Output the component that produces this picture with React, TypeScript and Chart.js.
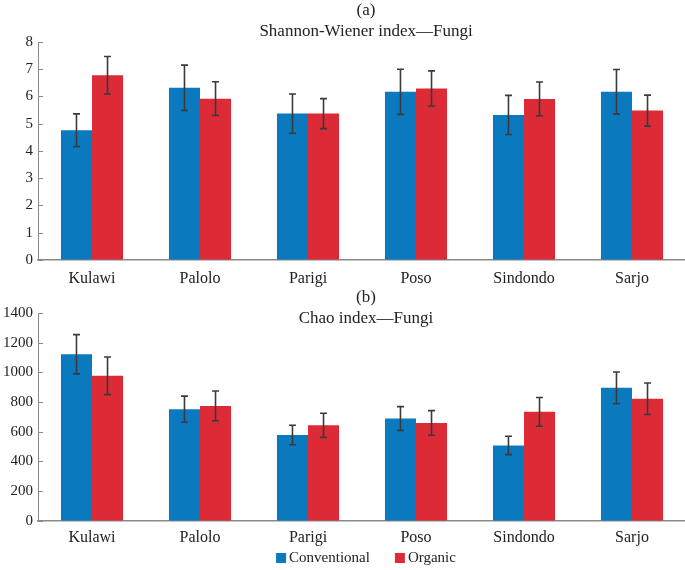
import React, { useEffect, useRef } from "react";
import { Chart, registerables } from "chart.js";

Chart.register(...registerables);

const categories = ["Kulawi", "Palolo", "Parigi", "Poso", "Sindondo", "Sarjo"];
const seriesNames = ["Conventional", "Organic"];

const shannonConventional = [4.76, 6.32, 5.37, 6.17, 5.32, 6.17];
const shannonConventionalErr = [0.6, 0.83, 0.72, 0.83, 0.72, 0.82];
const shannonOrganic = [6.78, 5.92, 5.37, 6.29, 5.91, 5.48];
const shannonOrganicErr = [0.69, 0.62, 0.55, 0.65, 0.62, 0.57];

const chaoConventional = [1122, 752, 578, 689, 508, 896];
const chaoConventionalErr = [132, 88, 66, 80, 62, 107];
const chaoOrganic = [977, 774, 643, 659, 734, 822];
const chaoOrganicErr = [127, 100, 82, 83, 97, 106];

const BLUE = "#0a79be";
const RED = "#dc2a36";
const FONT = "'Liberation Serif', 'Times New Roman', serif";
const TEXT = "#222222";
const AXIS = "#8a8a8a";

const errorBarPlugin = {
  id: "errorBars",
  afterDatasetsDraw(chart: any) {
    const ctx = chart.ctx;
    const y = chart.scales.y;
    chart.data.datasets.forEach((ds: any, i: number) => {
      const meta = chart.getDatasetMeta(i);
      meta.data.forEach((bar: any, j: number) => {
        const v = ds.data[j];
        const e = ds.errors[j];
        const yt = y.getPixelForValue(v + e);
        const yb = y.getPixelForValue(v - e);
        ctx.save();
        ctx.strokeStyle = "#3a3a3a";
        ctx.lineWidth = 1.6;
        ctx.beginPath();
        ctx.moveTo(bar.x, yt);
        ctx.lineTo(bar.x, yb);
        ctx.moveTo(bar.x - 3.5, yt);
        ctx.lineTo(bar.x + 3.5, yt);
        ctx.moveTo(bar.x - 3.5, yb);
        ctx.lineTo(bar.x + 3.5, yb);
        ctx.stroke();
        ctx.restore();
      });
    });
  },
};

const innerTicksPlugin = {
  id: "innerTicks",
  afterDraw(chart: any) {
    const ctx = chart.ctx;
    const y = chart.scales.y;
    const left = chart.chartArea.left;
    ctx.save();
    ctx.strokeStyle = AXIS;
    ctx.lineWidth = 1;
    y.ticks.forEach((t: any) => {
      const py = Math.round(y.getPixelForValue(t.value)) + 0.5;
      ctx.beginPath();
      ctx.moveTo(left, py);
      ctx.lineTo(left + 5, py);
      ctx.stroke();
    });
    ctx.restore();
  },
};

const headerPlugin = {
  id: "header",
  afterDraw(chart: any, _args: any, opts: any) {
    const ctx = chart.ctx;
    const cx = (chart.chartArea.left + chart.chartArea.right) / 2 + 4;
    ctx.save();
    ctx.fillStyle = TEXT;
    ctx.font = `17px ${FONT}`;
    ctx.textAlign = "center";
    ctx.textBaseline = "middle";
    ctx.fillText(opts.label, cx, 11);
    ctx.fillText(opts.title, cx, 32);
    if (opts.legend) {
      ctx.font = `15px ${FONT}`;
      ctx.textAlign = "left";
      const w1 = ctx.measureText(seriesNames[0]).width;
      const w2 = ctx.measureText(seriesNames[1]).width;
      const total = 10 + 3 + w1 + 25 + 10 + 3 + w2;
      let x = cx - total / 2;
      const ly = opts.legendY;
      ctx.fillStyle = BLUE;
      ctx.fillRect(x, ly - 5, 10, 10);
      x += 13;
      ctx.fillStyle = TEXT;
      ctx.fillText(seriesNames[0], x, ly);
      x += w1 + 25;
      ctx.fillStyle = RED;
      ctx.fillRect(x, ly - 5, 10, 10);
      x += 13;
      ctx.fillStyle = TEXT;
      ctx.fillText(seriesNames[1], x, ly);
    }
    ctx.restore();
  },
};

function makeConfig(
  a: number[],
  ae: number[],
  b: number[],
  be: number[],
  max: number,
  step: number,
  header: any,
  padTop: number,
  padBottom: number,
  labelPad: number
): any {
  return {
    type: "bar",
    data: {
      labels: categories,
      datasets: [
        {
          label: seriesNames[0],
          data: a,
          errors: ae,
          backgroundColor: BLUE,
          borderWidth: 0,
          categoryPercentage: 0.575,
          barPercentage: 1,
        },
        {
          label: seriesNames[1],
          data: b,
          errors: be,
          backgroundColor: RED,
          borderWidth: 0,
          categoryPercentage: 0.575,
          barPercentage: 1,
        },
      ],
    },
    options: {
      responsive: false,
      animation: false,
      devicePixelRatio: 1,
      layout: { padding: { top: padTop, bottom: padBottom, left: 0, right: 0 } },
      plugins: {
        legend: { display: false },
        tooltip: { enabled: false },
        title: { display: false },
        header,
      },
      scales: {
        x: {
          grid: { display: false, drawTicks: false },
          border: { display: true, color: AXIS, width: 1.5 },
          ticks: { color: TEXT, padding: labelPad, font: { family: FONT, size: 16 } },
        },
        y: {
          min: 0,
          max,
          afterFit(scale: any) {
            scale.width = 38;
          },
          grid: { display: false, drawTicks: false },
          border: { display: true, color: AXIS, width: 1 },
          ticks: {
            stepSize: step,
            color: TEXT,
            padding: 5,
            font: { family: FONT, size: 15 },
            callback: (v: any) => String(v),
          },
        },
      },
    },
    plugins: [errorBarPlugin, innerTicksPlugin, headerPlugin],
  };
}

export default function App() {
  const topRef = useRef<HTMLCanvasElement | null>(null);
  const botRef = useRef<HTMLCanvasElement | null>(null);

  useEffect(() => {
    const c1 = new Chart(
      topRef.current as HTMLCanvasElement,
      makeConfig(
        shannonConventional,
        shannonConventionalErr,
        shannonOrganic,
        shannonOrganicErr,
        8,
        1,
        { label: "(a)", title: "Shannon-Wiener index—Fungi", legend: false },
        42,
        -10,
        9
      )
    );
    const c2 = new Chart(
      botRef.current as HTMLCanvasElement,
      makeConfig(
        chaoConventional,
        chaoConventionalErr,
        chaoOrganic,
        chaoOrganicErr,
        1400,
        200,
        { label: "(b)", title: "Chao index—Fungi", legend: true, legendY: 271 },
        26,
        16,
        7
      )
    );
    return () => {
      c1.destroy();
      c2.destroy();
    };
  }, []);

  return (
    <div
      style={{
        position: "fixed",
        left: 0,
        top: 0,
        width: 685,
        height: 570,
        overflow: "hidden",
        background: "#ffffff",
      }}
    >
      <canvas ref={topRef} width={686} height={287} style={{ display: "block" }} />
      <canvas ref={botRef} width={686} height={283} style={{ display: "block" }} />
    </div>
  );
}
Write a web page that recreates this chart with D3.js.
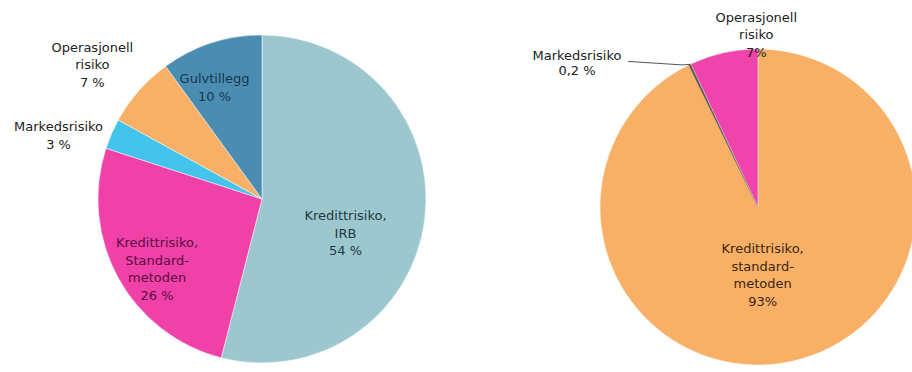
________________
* _WHAT IS REQUIRED_
Pictures are excluded: retype only the lines from the beginning of the listing above through the line with "const shannonOrganicErr = [0.69, 0.62, 0.55, 0.65, 0.62, 0.57];", both included.

* _IN RESPONSE_
Output the component that produces this picture with React, TypeScript and Chart.js.
import React, { useEffect, useRef } from "react";
import { Chart, registerables } from "chart.js";

Chart.register(...registerables);

const categories = ["Kulawi", "Palolo", "Parigi", "Poso", "Sindondo", "Sarjo"];
const seriesNames = ["Conventional", "Organic"];

const shannonConventional = [4.76, 6.32, 5.37, 6.17, 5.32, 6.17];
const shannonConventionalErr = [0.6, 0.83, 0.72, 0.83, 0.72, 0.82];
const shannonOrganic = [6.78, 5.92, 5.37, 6.29, 5.91, 5.48];
const shannonOrganicErr = [0.69, 0.62, 0.55, 0.65, 0.62, 0.57];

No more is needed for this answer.